India could not manage to win a single game in the Intercontinental Cup. They lost their first two matches and then drew against Syria. How was the team morale after the tournament?

The team was disappointed with the results but we need to understand that we were trying to experiment a lot during the tournament. We are looking at different possible combinations and things that can work out for us. There were also some injuries but overall, it was a good learning experience. We cannot dwell on the past and we need to learn from the them and move on as quickly as possible.

Coach Igor Stimac made it clear that results were not the main goal. How did the team react to them?

The coach did say that but we always played to win. There was no lack of commitment from our side. The team is adapting well to the strategies introduced by the coach and there is no issue at present.

The defense has been a point of concern for the team in the last two tournaments…
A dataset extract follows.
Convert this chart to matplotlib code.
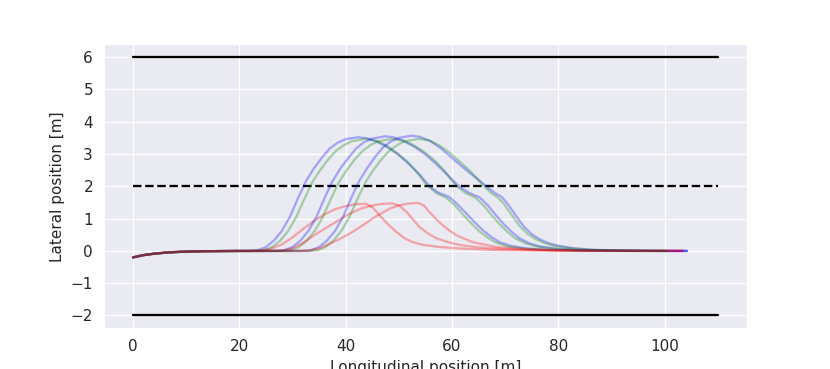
import matplotlib
matplotlib.use("Agg")
import matplotlib.pyplot as plt
import seaborn as sns

sns.set_style("darkgrid")

# Lane boundaries
lane_x = [0, 110]
lane_top = [6, 6]
lane_mid = [2, 2]
lane_bot = [-2, -2]

# Common start of all trajectories
start_x = [0, 2, 4, 6, 8, 10, 12, 14, 17, 20]
start_y = [-0.2, -0.13, -0.085, -0.055, -0.035, -0.022, -0.014, -0.009, -0.004, -0.001]

# Blue trajectories
blue1_x = [22, 23.5, 25, 26.5, 28, 29.5, 31, 32.5, 34, 35.5, 37, 38.5, 40, 42.3,
           44, 46, 48, 50, 52, 54, 55.8, 57.5, 59.5, 61, 62.7, 64.2, 65.8, 67.5, 69,
           71, 74, 78, 85, 95, 104.2]
blue1_y = [0, 0.02, 0.12, 0.32, 0.62, 1.05, 1.62, 2.15, 2.55, 2.88, 3.17, 3.35, 3.46, 3.52,
           3.49, 3.38, 3.2, 2.97, 2.68, 2.35, 2.0, 1.8, 1.67, 1.45, 1.16, 0.9, 0.64, 0.42, 0.27,
           0.16, 0.08, 0.03, 0.01, 0.0, 0.0]
blue2_x = [27, 28.5, 30, 31.5, 33, 34.5, 36, 37.5, 39, 40.5, 42, 43.5, 45, 47.4,
           49, 51, 53, 55, 57, 59, 61.3, 63.2, 65.2, 66.8, 68.3, 69.8, 71.3, 72.8, 74.5,
           76.5, 79.5, 84, 90, 97, 104.2]
blue2_y = [0, 0.02, 0.12, 0.32, 0.62, 1.05, 1.62, 2.15, 2.55, 2.88, 3.18, 3.37, 3.48, 3.55,
           3.52, 3.4, 3.22, 2.99, 2.7, 2.38, 2.0, 1.8, 1.66, 1.4, 1.1, 0.82, 0.58, 0.38, 0.24,
           0.14, 0.07, 0.02, 0.01, 0.0, 0.0]
blue3_x = [32, 33.5, 35, 36.5, 38, 39.5, 41, 42.5, 44, 45.5, 47, 48.5, 50, 52.4,
           54, 56, 58, 60, 62, 64, 66.5, 68, 69.3, 70.5, 72, 73.5, 75, 76.5, 78,
           80, 83, 87, 93, 99, 104.2]
blue3_y = [0, 0.02, 0.12, 0.32, 0.62, 1.05, 1.62, 2.15, 2.55, 2.9, 3.2, 3.39, 3.5, 3.57,
           3.53, 3.4, 3.17, 2.88, 2.6, 2.33, 2.0, 1.8, 1.68, 1.45, 1.1, 0.76, 0.52, 0.36, 0.25,
           0.16, 0.08, 0.03, 0.01, 0.0, 0.0]

# Green trajectories
green1_x = [23, 24.7, 26.2, 27.7, 29.2, 30.7, 32.2, 33.7, 35.2, 36.7, 38.2, 39.7, 41.2, 43.8,
            45.5, 47.5, 49.5, 51.5, 53.5, 55.2, 57, 59, 60.5, 62.1, 63.6, 65.2, 66.9, 68.4,
            70.4, 73.4, 77.4, 85, 100.4]
green1_y = [0, 0.02, 0.12, 0.32, 0.62, 1.05, 1.6, 2.12, 2.5, 2.83, 3.1, 3.28, 3.4, 3.47,
            3.42, 3.28, 3.05, 2.78, 2.42, 2.05, 1.8, 1.64, 1.42, 1.12, 0.86, 0.6, 0.39, 0.25,
            0.14, 0.07, 0.03, 0.01, 0.0]
green2_x = [28, 29.7, 31.2, 32.7, 34.2, 35.7, 37.2, 38.7, 40.2, 41.7, 43.2, 44.7, 46.2, 48.8,
            50.5, 52.5, 54.5, 56.5, 58.5, 60.6, 62.5, 64.5, 66, 67.5, 69, 70.5, 72, 73.8,
            75.8, 78.8, 83, 90, 100.4]
green2_y = [0, 0.02, 0.12, 0.32, 0.62, 1.05, 1.6, 2.12, 2.5, 2.83, 3.1, 3.28, 3.4, 3.47,
            3.43, 3.3, 3.1, 2.84, 2.5, 2.05, 1.8, 1.64, 1.4, 1.1, 0.82, 0.58, 0.38, 0.24,
            0.14, 0.07, 0.02, 0.01, 0.0]
green3_x = [33, 34.7, 36.2, 37.7, 39.2, 40.7, 42.2, 43.7, 45.2, 46.7, 48.2, 49.7, 51.2, 53.8,
            55.5, 57.5, 59.5, 61.5, 63.5, 65.8, 67.3, 68.6, 69.8, 71.3, 72.8, 74.3, 75.8, 77.3,
            79.3, 82.3, 86.5, 92, 100.4]
green3_y = [0, 0.02, 0.12, 0.32, 0.62, 1.05, 1.6, 2.12, 2.5, 2.83, 3.1, 3.28, 3.4, 3.47,
            3.43, 3.28, 3.05, 2.76, 2.46, 2.05, 1.8, 1.66, 1.45, 1.1, 0.76, 0.52, 0.36, 0.25,
            0.15, 0.08, 0.03, 0.01, 0.0]

# Red trajectories
red1_x = [22, 24, 26, 28, 30, 32, 34, 36, 38, 40, 42, 43.8, 45, 46.4, 48, 49.6, 51,
          52.6, 54.5, 57.7, 62, 68, 75, 85, 95, 103.4]
red1_y = [0, 0.01, 0.07, 0.2, 0.42, 0.68, 0.92, 1.13, 1.29, 1.39, 1.45, 1.46, 1.36, 1.1,
          0.82, 0.58, 0.4, 0.27, 0.19, 0.12, 0.07, 0.03, 0.015, 0.005, 0.0, 0.0]
red2_x = [26, 28, 30, 32, 34.6, 37, 39, 40.8, 43, 45.1, 47, 48.9, 50.2, 51.5, 52.7,
          53.9, 55.5, 57.1, 59.5, 62, 65, 68.4, 75, 85, 95, 103.4]
red2_y = [0, 0.01, 0.08, 0.25, 0.54, 0.78, 0.98, 1.16, 1.32, 1.41, 1.46, 1.47, 1.39, 1.2,
          0.97, 0.74, 0.54, 0.39, 0.26, 0.17, 0.11, 0.07, 0.03, 0.01, 0.0, 0.0]
red3_x = [31, 33, 35, 37, 39, 40.8, 43.2, 45.5, 48.3, 50, 51.5, 53.6, 54.7, 55.8, 57,
          58.3, 59.6, 60.9, 63.9, 68.4, 74, 80, 90, 103.4]
red3_y = [0, 0.01, 0.08, 0.22, 0.38, 0.54, 0.79, 1.05, 1.31, 1.41, 1.46, 1.49, 1.41, 1.2,
          0.99, 0.79, 0.62, 0.48, 0.27, 0.12, 0.05, 0.02, 0.005, 0.0]

fig, ax = plt.subplots(figsize=(830 / 110, 369 / 110), dpi=110)

ax.plot(lane_x, lane_top, color="k", lw=1.5)
ax.plot(lane_x, lane_mid, color="k", lw=1.5, ls="--")
ax.plot(lane_x, lane_bot, color="k", lw=1.5)

trajs = [
    (blue1_x, blue1_y, "b"), (green1_x, green1_y, "g"), (red1_x, red1_y, "r"),
    (blue2_x, blue2_y, "b"), (green2_x, green2_y, "g"), (red2_x, red2_y, "r"),
    (blue3_x, blue3_y, "b"), (green3_x, green3_y, "g"), (red3_x, red3_y, "r"),
]
for xs, ys, c in trajs:
    ax.plot(start_x + xs, start_y + ys, color=c, alpha=0.3, lw=1.5)

ax.set_xlabel("Longitudinal position [m]")
ax.set_ylabel("Lateral position [m]")

fig.savefig("out.png", dpi=110)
The goal is to minimise the mistakes. Our team has a lot of young players at the moment and for them, the experience was a huge thing. The coaches and senior players are trying to guide them and once they realise how to manage those mistakes, it think that the problem will automatically be solved.

Were you personally happy with your own performance?

I think I was satisfied with my performance in the first half against Tajikistan and the game against Syria. Other than that, I thought that there were some mistakes and I should have performed better.

How has role changed in the dressing room with so many young footballers in the squad?

The role has really changed. You have to be a good example to your juniors and this is something that I learnt from my seniors. (Sunil) Chhetri bhai taught us that players notice what their seniors are doing and it is important for them to give your hundred percent so that you can inspire them.

Personally, how have you adapted to the new strategies and what are you mainly working on?

Right now, the main thing that I am focusing on is the distribution. The coach wants us to play from the back and that means that the goalkeeper has a major role to play in the build up. It is a requirement that the passing has to be accurate and I am working on it with the support staff.

Is there any extra pressure ahead of the World Cup qualifiers?

I think it is more excitement than pressure. There is no scope for mistakes in these games and we need to learn from the mistakes that we committed in the previous tournaments. The team is pumped ahead of the matches and it will not be wise to take us lightly in the qualifiers.